I got to the back of the complex and saw a set of stairs to the area that was only open from 7:30–4:30, but a guy was trying to get people to go up for $5….This is the place to go in Angkor Wat, because you get the best views. So of course I doled out my dolla bills.
Then I made my way out of Angkor wat, found my driver and we started the long haul to Bantaey Srei, or the women’s temple. This place was gorgeous. I spent about half an hour picking around taking photos and soaking in the warmth of the sun. At one point I bent down to take a photo and thought I felt a rip, but I will get to that later.
I made my way back to my driver and we sped back towards the other temples, the next one I went to was the one in the movie Tomb Raiders. It was really neat.
I exited the tomb raider temple and waded through tuk tuks trying to find my driver.
a funny story…
I noticed as I found Tola that the drivers he was sitting around were watching me. Not in a creepy way, but in a something-is-wrong-with-you way. So Tola came over and got on his bike and then a Khmer man came over a few feet away from us and was looking at me with some serious side-eye. I asked my driver what he was saying about me and I thought Tola said something about me being tan. So I good-naturedly said “yah, lots of Americans like to be tan.” Tola corrected me and told me something was wrong with my pants. By that time I had gotten on the bike and had a sinking feeling. Low and behold my elephant pants were completely ripped open at the crotch so who knows what kind of show I gave the tuk tuk drivers while boarding Tola’s moto. #whoops So hilarious and so embarrassing. Then I found myself paying $7 for large flowy elephant pants. Ain’t nobody got time for my pants to rip again.
Anyway then I went to Bayon temple, which was the centre of the ancient city, and is known for the well preserved faces throughout the temple.
I got back to my hotel and showered, checked out, grabbed lunch from the restaurant, and headed to Giant Ibis for my 7 hour drive back.
Later I met up with Stacey and we had a really laid back evening, getting to bed for some good sleep.
Stacey and I slept until like 9:30 and got up, had free coffee at the hostel, and headed out for the day. We tried to find bubble tea, but failed, and ended up just going to Daughters for brunch. I was starving so I got pumpkin soup and fancy vege feta salad.
Then we stopped by outside the royal palace and took a few photos.
Afterwards, we went upstairs and got smoothies and cookie dough egg rolls. We spent the rest of the afternoon shopping and then it was time to go. We got a tuk tuk for $7 and dropped Stacey off close to her place. It was so hard to say goodbye but I was so happy to have spent time with her. Then I was at the airport and waiting to head off to Hanoi.
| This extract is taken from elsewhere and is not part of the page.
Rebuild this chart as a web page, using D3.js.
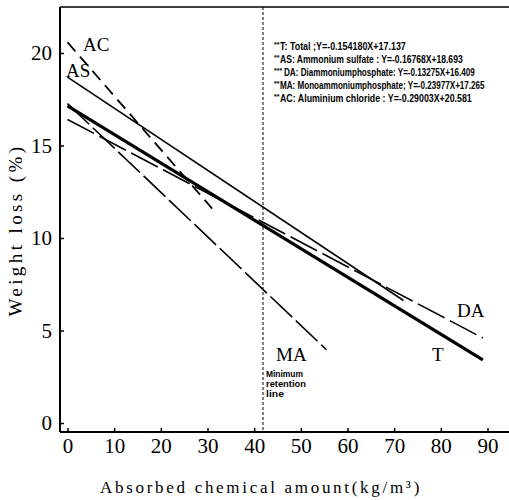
<!DOCTYPE html>
<html><head><meta charset="utf-8">
<script src="https://cdn.jsdelivr.net/npm/d3@7"></script>
<style>body{margin:0;background:#fff}</style>
</head><body><svg id="c" width="509" height="500"></svg>
<script>
// Data
const seriesCodes = ["T","AS","DA","MA","AC"];
const seriesNames = ["Total","Ammonium sulfate","Diammoniumphosphate","Monoammoniumphosphate","Aluminium chloride"];
const slopes = [-0.154180,-0.16768,-0.13275,-0.23977,-0.29003];
const intercepts = [17.137,18.693,16.409,17.265,20.581];
const xStart = [0,0,0,0,0];
const xEnd = [89,72,89,55.5,31];
const eqText = ["Y=-0.154180X+17.137","Y=-0.16768X+18.693","Y=-0.13275X+16.409","Y=-0.23977X+17.265","Y=-0.29003X+20.581"];
const legendStars = ["**","**","***","**","**"];
const legendSep = [" ;"," : ",": ","; "," : "];
const xTicks = [0,10,20,30,40,50,60,70,80,90];
const yTicks = [0,5,10,15,20];
const minRetention = 42;
const minRetentionText = ["Minimum","retention","line"];

(function(){
const svg = d3.select("#c");
const x = d3.scaleLinear().domain([0,90]).range([67.5,487.5]);
const y = d3.scaleLinear().domain([0,20]).range([423,53]);
const L = 60, T = 7, B = 432, R = 509;
const serif = "'Liberation Serif','DejaVu Serif',serif";
const sans = "'Liberation Sans','DejaVu Sans',sans-serif";

// helper: text squeezed horizontally to a target width
function squeezed(px, py, str, size, width){
  const g = svg.append("g").attr("transform",`translate(${px},${py})`);
  const t = g.append("text").attr("x",0).attr("y",0).text(str)
    .attr("font-family",sans).attr("font-weight","bold").attr("font-size",size).attr("fill","#000");
  const w = t.node().getComputedTextLength();
  g.attr("transform",`translate(${px},${py}) scale(${width/w},1)`);
  return g;
}

// frame
svg.append("line").attr("x1",L).attr("x2",L).attr("y1",T).attr("y2",B).attr("stroke","#000").attr("stroke-width",2);
svg.append("line").attr("x1",L).attr("x2",R).attr("y1",T).attr("y2",T).attr("stroke","#000").attr("stroke-width",1.5);
svg.append("line").attr("x1",L).attr("x2",R).attr("y1",B).attr("y2",B).attr("stroke","#000").attr("stroke-width",2);

// x axis
const xa = svg.append("g").attr("transform",`translate(0,${B})`)
  .call(d3.axisBottom(x).tickValues(xTicks).tickSize(-4).tickPadding(20).tickFormat(d3.format("d")));
xa.select(".domain").remove();
xa.selectAll("line").attr("stroke","#000").attr("stroke-width",1.5);
xa.selectAll("text").attr("font-family",serif).attr("font-size",21).attr("fill","#000").attr("dy","0.05em");

// y axis
const ya = svg.append("g").attr("transform",`translate(${L},0)`)
  .call(d3.axisRight(y).tickValues(yTicks).tickSize(4).tickFormat(d3.format("d")));
ya.select(".domain").remove();
ya.selectAll("line").attr("stroke","#000").attr("stroke-width",1.5);
ya.selectAll("text").attr("x",-8).attr("text-anchor","end").attr("font-family",serif).attr("font-size",21).attr("fill","#000");

// vertical minimum retention line
svg.append("line").attr("x1",x(minRetention)-0.5).attr("x2",x(minRetention)-0.5).attr("y1",T).attr("y2",B)
  .attr("stroke","#000").attr("stroke-width",1).attr("stroke-dasharray","3,2");

// regression lines
const styles = {
  T:{w:3.2,dash:null},
  AS:{w:1.6,dash:null},
  DA:{w:1.6,dash:"30,6"},
  MA:{w:1.6,dash:"30,5"},
  AC:{w:1.8,dash:"12,7"}
};
const line = d3.line().x(d=>x(d[0])).y(d=>y(d[1]));
seriesCodes.forEach((c,i)=>{
  const pts = [xStart[i], xEnd[i]].map(v=>[v, slopes[i]*v+intercepts[i]]);
  svg.append("path").attr("d",line(pts)).attr("fill","none").attr("stroke","#000")
    .attr("stroke-width",styles[c].w).attr("stroke-dasharray",styles[c].dash).attr("stroke-linecap","butt");
});

// line labels
const lab = (t,px,py)=>svg.append("text").attr("x",px).attr("y",py).text(t)
  .attr("font-family",serif).attr("font-size",19).attr("fill","#000");
lab("AC",83,51); lab("AS",66,77); lab("DA",457,317); lab("T",432,361); lab("MA",276,361);

// minimum retention text
const mrW = [37,40,18];
minRetentionText.forEach((t,i)=>squeezed(266, 377+i*10, t, 8.5, mrW[i]));

// legend
const legW = [126,183,191,205,192];
seriesCodes.forEach((c,i)=>{
  const by = 50 + i*13;
  svg.append("text").attr("x",274).attr("y",by-3).text(legendStars[i])
    .attr("font-family",sans).attr("font-weight","bold").attr("font-size",7).attr("fill","#000");
  squeezed(i===2?284:280, by, `${c}: ${seriesNames[i]}${legendSep[i]}${eqText[i]}`, 10, legW[i]);
});

// axis titles
svg.append("text").attr("x",261).attr("y",493).attr("text-anchor","middle")
  .attr("font-family",serif).attr("font-size",17).attr("letter-spacing",2.7).attr("fill","#000")
  .text("Absorbed chemical amount(kg/m³)");
svg.append("text").attr("transform","translate(22,230) rotate(-90)").attr("text-anchor","middle")
  .attr("font-family",serif).attr("font-size",19).attr("letter-spacing",3.4).attr("fill","#000")
  .text("Weight loss (%)");
})();
</script></body></html>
The person who checked me in was so kind and gave me a seat on the exit aisle. I sat next to a really cool guy from Thailand who writes tour guide books for a living. We chatted literally the entire flight. A woman I had seen while Stacey and I were getting pedicures was also on my flight and we decided we would split a cab when we got to Hanoi b/c we were both staying in the same area.
So after getting my $45 visa in Vietnam around 9 pm we hopped in a cab and headed towards old quarter. Then the sketchiest thing happened. I had said “meter” to the taxi man who was driving us and he had nodded his head and turned it on but after we had driven for 5 minutes he slowed WAY down on the highway and tried to say $25 USD for the trip. I had read online that it should be $15 and wasn’t having it. He literally called an english speaking friend to talk to me. After arguing with him for 5 minutes I was like, whatever, we will pay $25. Then the cab driver had the audacity to stop and get gas in the middle of our ride. I literally could have hit someone (mostly b/c I was so tired). Anyway, I made it to my hotel and checked in, took a bath and went to bed.
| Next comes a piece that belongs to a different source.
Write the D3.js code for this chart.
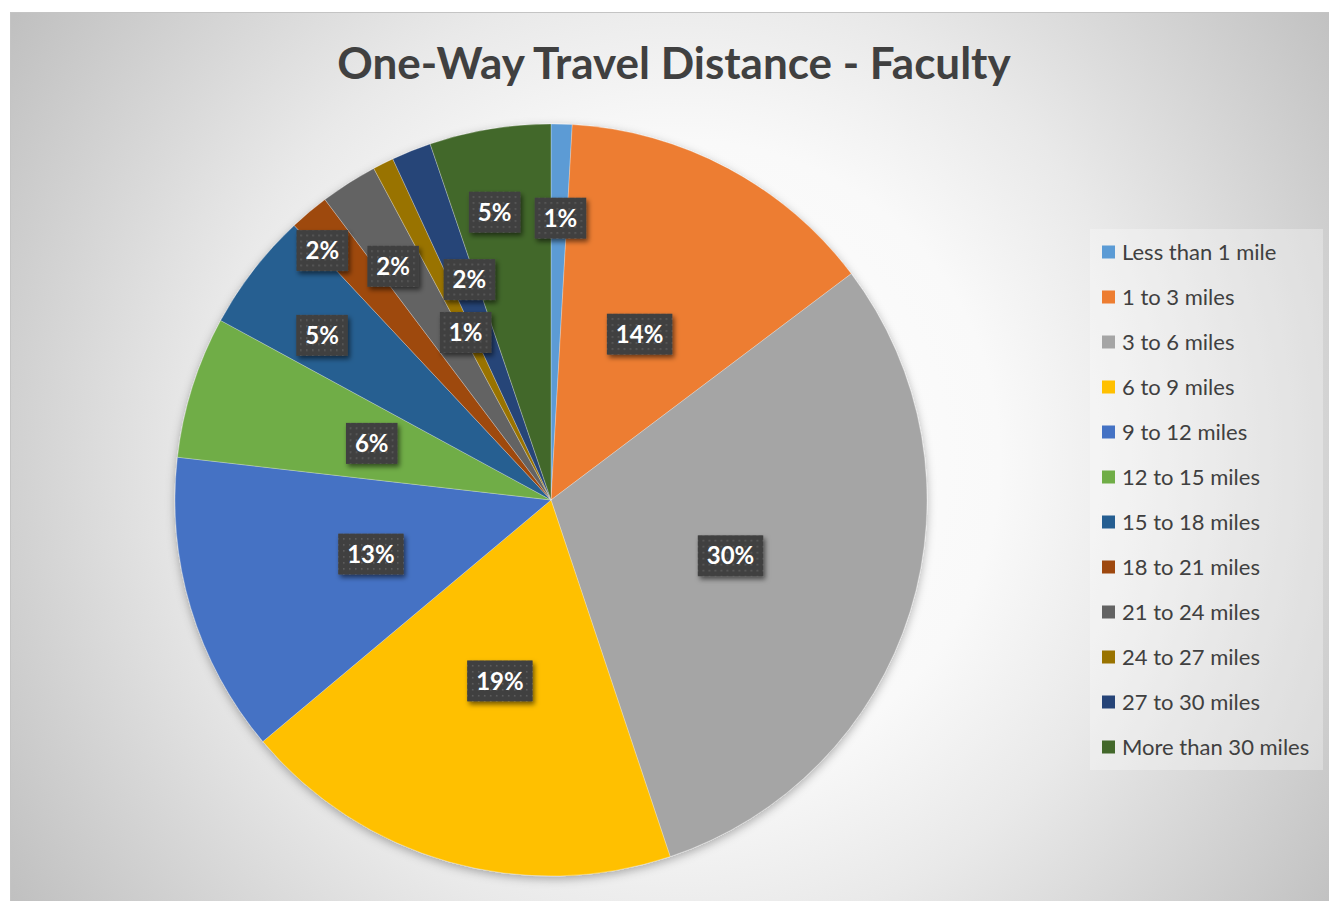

Woke up at 8 am and snoozed a bit before actually getting out of bed. Grabbed breakfast at my hotel, Amanda Hanoi Hotel, and then headed out to see the things on my to do list. I wanted to see: Hoan Kiem Lake, the Opera House, an old gate, and Starbucks to get a Vietnam Starbucks cup.
Then I scurried to my hotel, jumped in my cab and headed to the airport. I got to the airport VERY early, and eventually found out the plane was delayed. I was totally out of it and ended up taking a cat nap on some chairs. Eventually we boarded the plane but I was honestly in a very grumpy mood.
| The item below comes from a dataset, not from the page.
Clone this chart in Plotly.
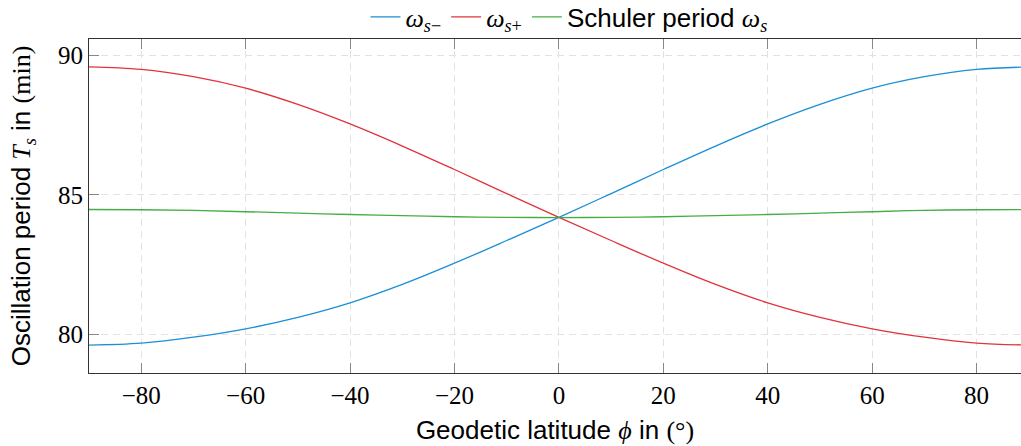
import plotly.graph_objects as go

latitude = [-90, -80, -70, -60, -50, -40, -30, -20, -10, 0, 10, 20, 30, 40, 50, 60, 70, 80, 90]
omega_s_minus = [79.63, 79.70, 79.91, 80.21, 80.62, 81.14, 81.80, 82.56, 83.37, 84.20,
                 85.05, 85.91, 86.75, 87.54, 88.24, 88.82, 89.23, 89.49, 89.58]
omega_s_plus = [89.58, 89.49, 89.23, 88.82, 88.24, 87.54, 86.75, 85.91, 85.05, 84.20,
                83.37, 82.56, 81.80, 81.14, 80.62, 80.21, 79.91, 79.70, 79.63]
schuler = [84.48, 84.47, 84.45, 84.40, 84.35, 84.30, 84.26, 84.22, 84.20, 84.19,
           84.20, 84.22, 84.26, 84.30, 84.35, 84.40, 84.45, 84.47, 84.48]

x_ticks = [-80, -60, -40, -20, 0, 20, 40, 60, 80]
y_ticks = [80, 85, 90]

SERIF = "Liberation Serif"
SANS = "Liberation Sans"

def math(s):
    return f"<span style='font-family:{SERIF}'>{s}</span>"

fig = go.Figure()
fig.add_trace(go.Scatter(x=latitude, y=omega_s_minus, mode="lines", line=dict(color="#1a8fd6", width=1.3, shape="spline"),
                         name=math("<i>ω</i><sub><i>s</i>−</sub>")))
fig.add_trace(go.Scatter(x=latitude, y=omega_s_plus, mode="lines", line=dict(color="#e0333c", width=1.3, shape="spline"),
                         name=math("<i>ω</i><sub><i>s</i>+</sub>")))
fig.add_trace(go.Scatter(x=latitude, y=schuler, mode="lines", line=dict(color="#45ad45", width=1.3, shape="spline"),
                         name="Schuler period " + math("<i>ω</i><sub><i>s</i></sub>")))

fig.update_layout(
    width=1021, height=446,
    margin=dict(l=89, r=0, t=39, b=73, autoexpand=False),
    paper_bgcolor="white", plot_bgcolor="white",
    font=dict(family=SANS, size=21, color="black"),
    legend=dict(orientation="h", x=0.515, xanchor="center", yref="container", y=0.962, yanchor="middle",
                font=dict(family=SANS, size=26), bgcolor="rgba(0,0,0,0)",
                itemwidth=30, tracegroupgap=0),
    showlegend=True,
)
fig.update_xaxes(
    range=[-90, 88.5], tickvals=x_ticks, ticks="inside", ticklen=10, tickcolor="#888888",
    showline=True, linecolor="#333333", linewidth=1.2, mirror="ticks",
    showgrid=True, gridcolor="#e2e2e2", griddash="7px,5px", gridwidth=1,
    zeroline=False, tickfont=dict(family=SERIF, size=25),
    title=dict(text="Geodetic latitude " + math("<i>ϕ</i>") + " in " + math("(°)"),
               font=dict(family=SANS, size=26), standoff=12),
)
fig.update_yaxes(
    range=[78.63, 90.58], tickvals=y_ticks, ticks="inside", ticklen=10, tickcolor="#888888",
    showline=True, linecolor="#333333", linewidth=1.2, mirror=False,
    showgrid=True, gridcolor="#e2e2e2", griddash="7px,5px", gridwidth=1,
    zeroline=False, tickfont=dict(family=SERIF, size=25),
    title=dict(text="Oscillation period " + math("<i>T<sub>s</sub></i>") + " in " + math("(min)"),
               font=dict(family=SANS, size=26), standoff=19),
)

fig.write_html("out.html")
a “first” in language practice
Eventually the guy sitting next to me was trying to communicate something, but I realized he was Vietnamese and spoke no English, but could speak Chinese. He was the first person I spoke Chinese to that didn’t know any English. Super interesting.
Then I was able to charge my electronics and grab ibuprofen before boarding the plan.
12.5 hours later I landed in L.A., half asleep and ecstatic to be in the U.S., and about 6 hours later I was home!
So ends my 3 week journey across several continents and countries. I’ve never “lived” so much in such a little time. I’ve told my parents, I need to re-work my bucketlist b/c I crossed so many things off in SouthEast Asia. I would highly recommend traveling to these countries. They were so hospitable and accessible even to someone without the language skills. Never be afraid to go somewhere new and get outside your comfort zone. You will surely be rewarded!